Голова больного потеряла сходство с черепом. Чувство смягчило его черты, и они сделались похожи на дерзко-аскетичную скульптуру, олицетворяющую человеческое сознание. Тонкие губы слабо улыбались. Потом приоткрылись и задали вопрос:

— Что привело вас сюда?

В голове у Ланарка пронеслось несколько вариантов ответа. Он остановил выбор на самом коротком:

— Драконья кожа.

Больной, казалось, не слышал.

— А вас? — спросил наконец Ланарк.

Больной откашлялся.

— Кристаллическая гипертрофия соединительной ткани. Это медицинский термин. А профаны вроде нас с вами называют это «оцепенение».

— Судорожное оцепенение?

— У меня не было судорог. Но все равно, это наступало разом, как удар.

Он как будто задумался, и Ланарк задремал. Проснулся он от выкрика:

— Вы здесь? Я вам наскучил?

— Я здесь. Пожалуйста, продолжайте.

— Видите ли, я любил человеческий образ и ненавидел то, как люди его низводят, ради временных преимуществ раздувают одни качества и, дабы избавиться от вполне ординарных страданий, подавляют другие. Казалось, меня окружают пиявки, которые используют свою жизненную силу, чтобы красть жизненную силу других, и губки, скрывающие в себе слишком много ртов, и ракообразные, сменившие чувства на доспехи. Я понимал, что достойная человеческая жизнь должна включать в себя дисциплину, и труд, и приключения, и заботу не только о себе. И вот я вступил в армию. Скажите, к какой организации я мог еще примкнуть? Но, хотя я пять раз рисковал жизнью в тылу врага, хотя я запустил программу Кью — тридцать девять, я вытянулся до девяти футов и сделался хрупким, как стекло. Я был способен создать фантастическое давление по вертикальной оси — вверх или вниз, но сломался бы от самого слабого бокового удара. Мы, армейские, знаете ли, иногда ломаемся.

Он подавился негодованием и замолк. Некоторое время он лежал и глубоко дышал, потом вдруг улыбнулся:

— Угадаете, что я сделал?

— Нет.

— Кое-что учудил. Я не стал ждать, пока сломаюсь и яма поглотит меня по частям, — я воззвал к яме. Я попросил о выходе, и яма пришла ко мне, и я погрузился в нее так, как приличествует мужчине.

— Я тоже.

На лице собеседника вновь выразилось негодование. Потом он спросил:

— Сколько нас в этой комнате?

— Только вы и я.

— Хорошо. Отлично. Это значит, что мы — исключительный случай. Будьте уверены, не многие способны взмолиться о таком выходе. Большинство проводит жизнь, страшась этого. Вы потеряли сознание, когда спускались?
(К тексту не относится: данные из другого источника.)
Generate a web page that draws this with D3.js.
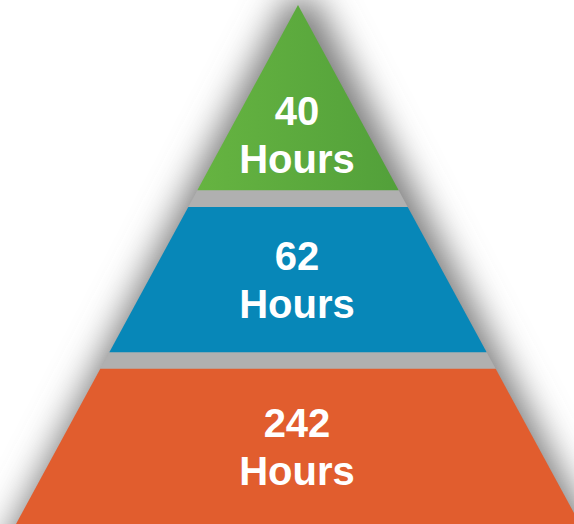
<!DOCTYPE html>
<html>
<head>
<meta charset="utf-8">
<script src="https://cdn.jsdelivr.net/npm/d3@7"></script>
<style>
  html, body { margin: 0; padding: 0; background: #fff; }
  svg { display: block; }
</style>
</head>
<body>
<svg id="chart"></svg>
<script>
// tiers, top to bottom
var values = [40, 62, 242];
var units = ["Hours", "Hours", "Hours"];
var colors = ["#5ca93c", "#0787b8", "#e15d2e"];

var W = 574, H = 524;

// where each tier sits on the pyramid, 0 = apex, 1 = bottom edge
var tierTop = [0, 0.389, 0.701],
    tierBot = [0.357, 0.669, 1];

var svg = d3.select("#chart").attr("width", W).attr("height", H);

var y = d3.scaleLinear().domain([0, 1]).range([5, 524]),
    x = d3.scaleLinear().domain([-1, 1]).range([16, 580]);

var defs = svg.append("defs");
defs.append("filter")
  .attr("id", "soft")
  .attr("x", "-30%").attr("y", "-30%")
  .attr("width", "160%").attr("height", "160%")
  .append("feGaussianBlur")
  .attr("stdDeviation", 17);

var g = defs.append("linearGradient")
  .attr("id", "green")
  .attr("x1", 0).attr("x2", 1).attr("y1", 0).attr("y2", 0);
g.append("stop").attr("offset", "0%").attr("stop-color", "#66b441");
g.append("stop").attr("offset", "100%").attr("stop-color", "#52a03a");

// trapezoid between two heights on the pyramid
var shape = function (t0, t1, grow) {
  grow = grow || 0;
  return d3.line()([
    [x(-t0) - grow, y(t0) - grow],
    [x(t0) + grow, y(t0) - grow],
    [x(t1) + grow, y(t1) + grow],
    [x(-t1) - grow, y(t1) + grow]
  ]) + "Z";
};

// shadow behind the whole pyramid
svg.append("path")
  .attr("d", shape(0, 1.05, 12))
  .attr("transform", "translate(3,4)")
  .attr("fill", "#7a7a7a")
  .attr("filter", "url(#soft)");
// gray that shows through the gaps between tiers
svg.selectAll("rect.gap")
  .data(tierBot.slice(0, 2))
  .enter()
  .append("path")
  .attr("class", "gap")
  .attr("d", function (d, i) { return shape(d - 0.002, tierTop[i + 1] + 0.002) })
  .attr("fill", "#b0b0b0");

var tiers = svg.selectAll("g.tier")
  .data(values)
  .enter()
  .append("g")
  .attr("class", "tier");

tiers.append("path")
  .attr("d", function (d, i) { return shape(tierTop[i], tierBot[i]) })
  .attr("fill", function (d, i) { return i ? colors[i] : "url(#green)" });

// label centre: middle of band, lower down for the triangle
var mid = function (i) {
  var y0 = y(tierTop[i]), y1 = y(tierBot[i]);
  return y0 + (y1 - y0) * (tierTop[i] === 0 ? 0.7 : 0.5);
};

var lbl = tiers.append("text")
  .attr("text-anchor", "middle")
  .attr("font-family", "'Liberation Sans', Arial, sans-serif")
  .attr("font-weight", "bold")
  .attr("font-size", "40px")
  .attr("fill", "#fff");
lbl.append("tspan")
  .attr("x", 297)
  .attr("y", function (d, i) { return mid(i) - 9.5 })
  .text(function (d) { return d });
lbl.append("tspan")
  .attr("x", 297)
  .attr("y", function (d, i) { return mid(i) + 38.5 })
  .text(function (d, i) { return units[i] });
</script>
</body>
</html>
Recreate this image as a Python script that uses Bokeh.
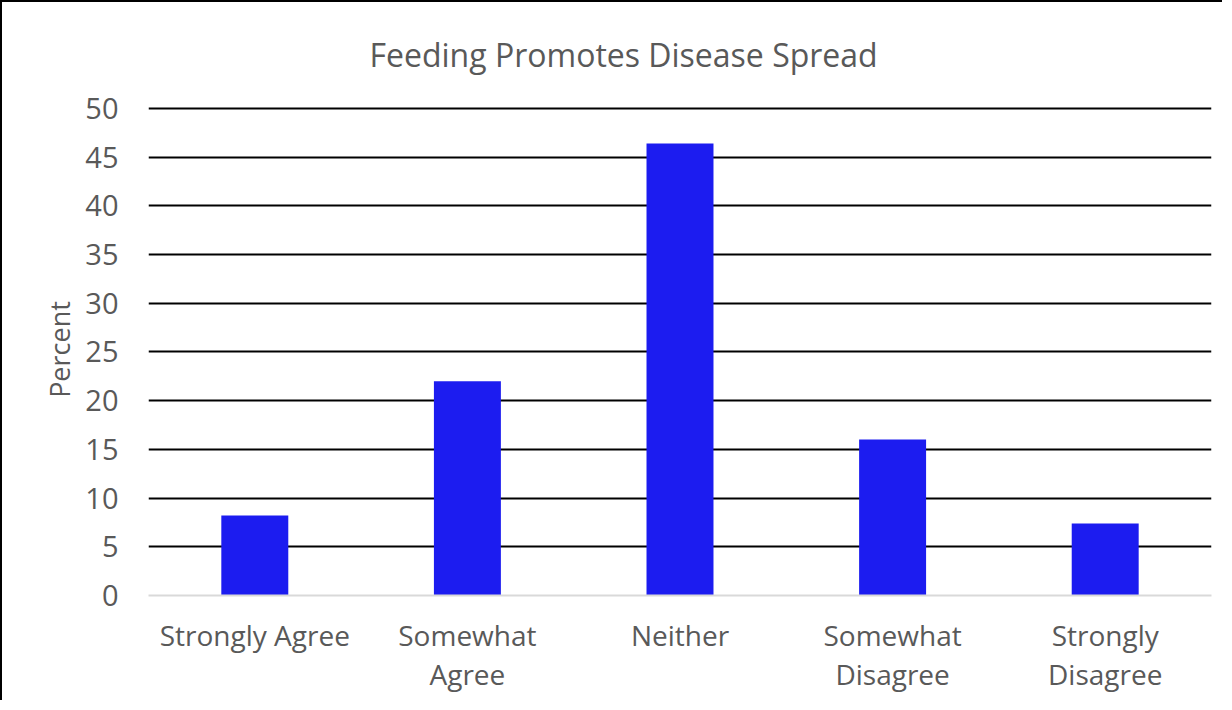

— Да, через некоторое время.

— Я — почти сразу. Беда в том, что я возвращаюсь туда, снова и снова. Жаль, что я не послушал их совета и не снял форму.

— Вы спускались в форме! — ужаснулся Ланарк.

— Да. Пояс, сапоги, галун, медные пуговицы — много всего. Я взял с собой даже пистолет в кобуре.

— Зачем?

— Думал сдать его здешнему командующему — символический жест, знаете ли. Но здесь нет командующего. Этот пистолет вдавило в мое правое бедро, и он проделал там борозду. Наверное, от этого я и умираю. Форму я бы еще пережил, но не револьвер.

— Вы не умираете!

— Умираю, я это чувствую.

— Но чего же ради мы прошли через эту яму, черноту, через этот пресс, даже старались остаться людьми, если нам назначено умереть? Если вы умрете, то ваши муки и борьба окажутся бесполезны!

— Я смотрю на дело не так мрачно. Хорошая жизнь — это борьба за то, чтобы, несмотря на трудности, быть человеком. Многие молодые люди знают об этом и борются вовсю, но через несколько лет жизнь становится легче и они решают, что уже сделались людьми, но это не так — они просто прекратили стараться. Я вот прекратил стараться, но моя жизнь была так переполнена трудами, что я бы этого не заметил, если бы не болезнь. Вся моя профессиональная деятельность была не чем иным, как болезненным и отчаянным нападением на мою человечность. Осознать себя раненым и умирающим человеком — это уже достижение. Кто может превзойти умирающего царственным величием?